I have read that you worked on geochemical fingerprinting to prevent the illegal trade of fossils in the Gobi desert. Could you tell me how this works and how you developed it as a tool to prevent illegal fossil trade?
It goes back to what makes a fossil. So, a fossil is made of minerals, elements that come from the sediment surrounding the bones or the teeth, or whatever. With time, what you have, instead of having your bone, the bones become, basically, a rock. It’s like making a pie. Depending on the ingredients you have, the final product will have a certain composition. This happens in Mongolia, in Canada, in Antarctica, everywhere. Every fossil is made of something. In special places like Mongolia, the list of ingredients, let’s say the minerals, the elements, is unusual. It’s different from any other place. If I can make the list of ingredients of the bones from Mongolia, I can prove that a fossil was collected there. The issue with Mongolia is that most of the fossils are poached. They are stolen from the country and sold into a black market of dinosaurs. If I can prove that the fossil belongs to Mongolia, then I can activate all the procedures to bring it back.
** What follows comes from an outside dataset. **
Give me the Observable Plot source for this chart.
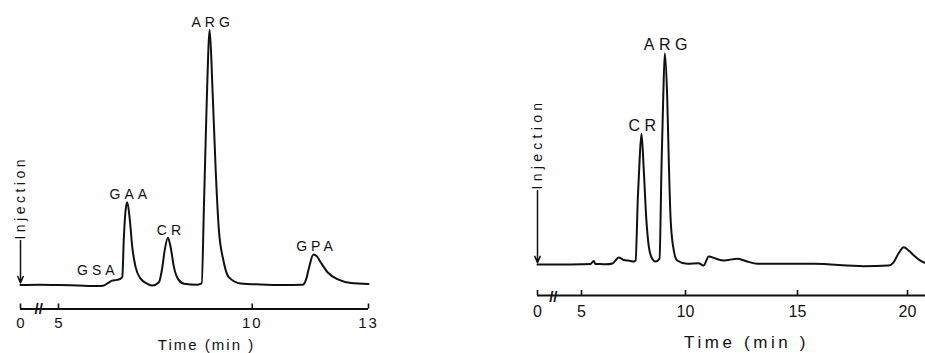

The fingerprint aims to do this: by looking at the ‘recipe’ of the bone, I can go anywhere on the planet and prove that the fossil was collected in Mongolia. By doing this, I can prove that a fossil was or was not stolen and I have the right to take the specimen back. That’s a weird way to explain what we are up to in Mongolia – making a list of ‘ingredients’!
You are well known for your discovery of the largest sea-dwelling crocodile yet found. How did you feel when you and your team discovered the Machimosaurus rex?
Tired! If you are a palaeontologist, every time you uncover a fossil, you’re really happy. Finding a fossil can be quite easy in several localities around the planet, but only around 1 out of 100 is a ‘good’ fossil. I spent nine years in the desert of Tunisia, in Northern Africa, collecting fossils. Finding a ‘sweet spot’ (where the skeletons are) always happens in the last week, of the last year.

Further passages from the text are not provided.